▸ DIRECTION
Write out the listing below again, precisely as it is given.

▸ GIVEN MATERIAL
---

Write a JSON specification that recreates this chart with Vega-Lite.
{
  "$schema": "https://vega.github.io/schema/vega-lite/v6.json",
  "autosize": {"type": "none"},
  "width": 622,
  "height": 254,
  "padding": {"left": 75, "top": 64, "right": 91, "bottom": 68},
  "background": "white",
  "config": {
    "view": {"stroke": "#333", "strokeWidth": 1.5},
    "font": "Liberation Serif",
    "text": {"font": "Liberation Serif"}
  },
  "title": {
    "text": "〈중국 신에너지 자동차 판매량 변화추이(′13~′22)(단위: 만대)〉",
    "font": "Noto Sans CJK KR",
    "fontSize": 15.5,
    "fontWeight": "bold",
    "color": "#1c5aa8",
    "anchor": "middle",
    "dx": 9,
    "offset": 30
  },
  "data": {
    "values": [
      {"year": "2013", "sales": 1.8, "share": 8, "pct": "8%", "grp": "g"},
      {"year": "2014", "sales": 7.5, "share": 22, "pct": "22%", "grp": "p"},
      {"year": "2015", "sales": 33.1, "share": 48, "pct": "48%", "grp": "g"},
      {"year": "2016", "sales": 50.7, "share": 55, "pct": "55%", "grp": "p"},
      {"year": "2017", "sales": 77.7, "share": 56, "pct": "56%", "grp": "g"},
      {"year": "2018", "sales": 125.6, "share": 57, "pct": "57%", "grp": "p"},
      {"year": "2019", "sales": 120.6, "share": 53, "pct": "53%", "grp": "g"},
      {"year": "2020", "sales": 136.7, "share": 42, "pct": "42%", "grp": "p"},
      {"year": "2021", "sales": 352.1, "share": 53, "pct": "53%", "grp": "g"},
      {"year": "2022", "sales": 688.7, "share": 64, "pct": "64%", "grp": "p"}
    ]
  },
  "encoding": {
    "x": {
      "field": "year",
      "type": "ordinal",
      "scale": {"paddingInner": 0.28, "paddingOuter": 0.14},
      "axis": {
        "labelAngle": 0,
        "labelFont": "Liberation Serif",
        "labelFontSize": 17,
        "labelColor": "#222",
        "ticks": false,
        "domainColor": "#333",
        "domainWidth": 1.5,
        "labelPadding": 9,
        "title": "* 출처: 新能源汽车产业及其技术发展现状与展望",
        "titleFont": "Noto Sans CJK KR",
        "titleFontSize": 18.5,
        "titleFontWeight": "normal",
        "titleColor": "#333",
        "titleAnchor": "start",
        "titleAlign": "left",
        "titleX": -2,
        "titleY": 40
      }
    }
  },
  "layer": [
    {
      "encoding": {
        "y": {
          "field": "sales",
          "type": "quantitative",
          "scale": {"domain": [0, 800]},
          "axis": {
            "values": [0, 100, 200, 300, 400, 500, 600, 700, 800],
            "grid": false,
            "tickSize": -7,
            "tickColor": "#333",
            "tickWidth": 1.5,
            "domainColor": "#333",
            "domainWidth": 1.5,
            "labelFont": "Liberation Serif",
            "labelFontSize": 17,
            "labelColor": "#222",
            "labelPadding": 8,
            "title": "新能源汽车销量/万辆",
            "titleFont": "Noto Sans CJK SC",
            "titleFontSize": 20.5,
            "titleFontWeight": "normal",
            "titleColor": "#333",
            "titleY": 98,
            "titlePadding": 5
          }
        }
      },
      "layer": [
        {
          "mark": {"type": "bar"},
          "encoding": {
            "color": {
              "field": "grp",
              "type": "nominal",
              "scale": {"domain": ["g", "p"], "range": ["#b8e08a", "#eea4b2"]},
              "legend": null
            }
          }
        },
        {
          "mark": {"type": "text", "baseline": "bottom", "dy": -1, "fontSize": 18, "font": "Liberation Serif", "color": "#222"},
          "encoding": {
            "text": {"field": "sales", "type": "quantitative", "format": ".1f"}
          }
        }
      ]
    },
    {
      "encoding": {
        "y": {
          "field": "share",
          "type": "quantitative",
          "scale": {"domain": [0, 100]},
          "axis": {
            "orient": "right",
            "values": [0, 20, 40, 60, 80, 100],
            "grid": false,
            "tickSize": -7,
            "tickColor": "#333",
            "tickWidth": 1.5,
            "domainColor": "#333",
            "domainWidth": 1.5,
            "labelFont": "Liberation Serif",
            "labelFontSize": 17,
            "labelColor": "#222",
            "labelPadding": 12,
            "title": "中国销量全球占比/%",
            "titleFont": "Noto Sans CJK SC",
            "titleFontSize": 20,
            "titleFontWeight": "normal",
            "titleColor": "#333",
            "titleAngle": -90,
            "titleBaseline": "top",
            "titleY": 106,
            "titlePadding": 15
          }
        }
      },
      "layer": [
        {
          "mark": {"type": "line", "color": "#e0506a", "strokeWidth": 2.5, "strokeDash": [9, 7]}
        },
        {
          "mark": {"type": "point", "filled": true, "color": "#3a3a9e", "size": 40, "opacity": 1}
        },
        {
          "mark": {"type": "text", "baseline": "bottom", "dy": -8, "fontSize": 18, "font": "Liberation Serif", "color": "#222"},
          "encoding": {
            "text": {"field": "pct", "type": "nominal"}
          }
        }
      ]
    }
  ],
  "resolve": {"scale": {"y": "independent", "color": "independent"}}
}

---

▸ TASK ANSWER
Write a JSON specification that recreates this chart with Vega-Lite.
{
  "$schema": "https://vega.github.io/schema/vega-lite/v6.json",
  "autosize": {"type": "none"},
  "width": 622,
  "height": 254,
  "padding": {"left": 75, "top": 64, "right": 91, "bottom": 68},
  "background": "white",
  "config": {
    "view": {"stroke": "#333", "strokeWidth": 1.5},
    "font": "Liberation Serif",
    "text": {"font": "Liberation Serif"}
  },
  "title": {
    "text": "〈중국 신에너지 자동차 판매량 변화추이(′13~′22)(단위: 만대)〉",
    "font": "Noto Sans CJK KR",
    "fontSize": 15.5,
    "fontWeight": "bold",
    "color": "#1c5aa8",
    "anchor": "middle",
    "dx": 9,
    "offset": 30
  },
  "data": {
    "values": [
      {"year": "2013", "sales": 1.8, "share": 8, "pct": "8%", "grp": "g"},
      {"year": "2014", "sales": 7.5, "share": 22, "pct": "22%", "grp": "p"},
      {"year": "2015", "sales": 33.1, "share": 48, "pct": "48%", "grp": "g"},
      {"year": "2016", "sales": 50.7, "share": 55, "pct": "55%", "grp": "p"},
      {"year": "2017", "sales": 77.7, "share": 56, "pct": "56%", "grp": "g"},
      {"year": "2018", "sales": 125.6, "share": 57, "pct": "57%", "grp": "p"},
      {"year": "2019", "sales": 120.6, "share": 53, "pct": "53%", "grp": "g"},
      {"year": "2020", "sales": 136.7, "share": 42, "pct": "42%", "grp": "p"},
      {"year": "2021", "sales": 352.1, "share": 53, "pct": "53%", "grp": "g"},
      {"year": "2022", "sales": 688.7, "share": 64, "pct": "64%", "grp": "p"}
    ]
  },
  "encoding": {
    "x": {
      "field": "year",
      "type": "ordinal",
      "scale": {"paddingInner": 0.28, "paddingOuter": 0.14},
      "axis": {
        "labelAngle": 0,
        "labelFont": "Liberation Serif",
        "labelFontSize": 17,
        "labelColor": "#222",
        "ticks": false,
        "domainColor": "#333",
        "domainWidth": 1.5,
        "labelPadding": 9,
        "title": "* 출처: 新能源汽车产业及其技术发展现状与展望",
        "titleFont": "Noto Sans CJK KR",
        "titleFontSize": 18.5,
        "titleFontWeight": "normal",
        "titleColor": "#333",
        "titleAnchor": "start",
        "titleAlign": "left",
        "titleX": -2,
        "titleY": 40
      }
    }
  },
  "layer": [
    {
      "encoding": {
        "y": {
          "field": "sales",
          "type": "quantitative",
          "scale": {"domain": [0, 800]},
          "axis": {
            "values": [0, 100, 200, 300, 400, 500, 600, 700, 800],
            "grid": false,
            "tickSize": -7,
            "tickColor": "#333",
            "tickWidth": 1.5,
            "domainColor": "#333",
            "domainWidth": 1.5,
            "labelFont": "Liberation Serif",
            "labelFontSize": 17,
            "labelColor": "#222",
            "labelPadding": 8,
            "title": "新能源汽车销量/万辆",
            "titleFont": "Noto Sans CJK SC",
            "titleFontSize": 20.5,
            "titleFontWeight": "normal",
            "titleColor": "#333",
            "titleY": 98,
            "titlePadding": 5
          }
        }
      },
      "layer": [
        {
          "mark": {"type": "bar"},
          "encoding": {
            "color": {
              "field": "grp",
              "type": "nominal",
              "scale": {"domain": ["g", "p"], "range": ["#b8e08a", "#eea4b2"]},
              "legend": null
            }
          }
        },
        {
          "mark": {"type": "text", "baseline": "bottom", "dy": -1, "fontSize": 18, "font": "Liberation Serif", "color": "#222"},
          "encoding": {
            "text": {"field": "sales", "type": "quantitative", "format": ".1f"}
          }
        }
      ]
    },
    {
      "encoding": {
        "y": {
          "field": "share",
          "type": "quantitative",
          "scale": {"domain": [0, 100]},
          "axis": {
            "orient": "right",
            "values": [0, 20, 40, 60, 80, 100],
            "grid": false,
            "tickSize": -7,
            "tickColor": "#333",
            "tickWidth": 1.5,
            "domainColor": "#333",
            "domainWidth": 1.5,
            "labelFont": "Liberation Serif",
            "labelFontSize": 17,
            "labelColor": "#222",
            "labelPadding": 12,
            "title": "中国销量全球占比/%",
            "titleFont": "Noto Sans CJK SC",
            "titleFontSize": 20,
            "titleFontWeight": "normal",
            "titleColor": "#333",
            "titleAngle": -90,
            "titleBaseline": "top",
            "titleY": 106,
            "titlePadding": 15
          }
        }
      },
      "layer": [
        {
          "mark": {"type": "line", "color": "#e0506a", "strokeWidth": 2.5, "strokeDash": [9, 7]}
        },
        {
          "mark": {"type": "point", "filled": true, "color": "#3a3a9e", "size": 40, "opacity": 1}
        },
        {
          "mark": {"type": "text", "baseline": "bottom", "dy": -8, "fontSize": 18, "font": "Liberation Serif", "color": "#222"},
          "encoding": {
            "text": {"field": "pct", "type": "nominal"}
          }
        }
      ]
    }
  ],
  "resolve": {"scale": {"y": "independent", "color": "independent"}}
}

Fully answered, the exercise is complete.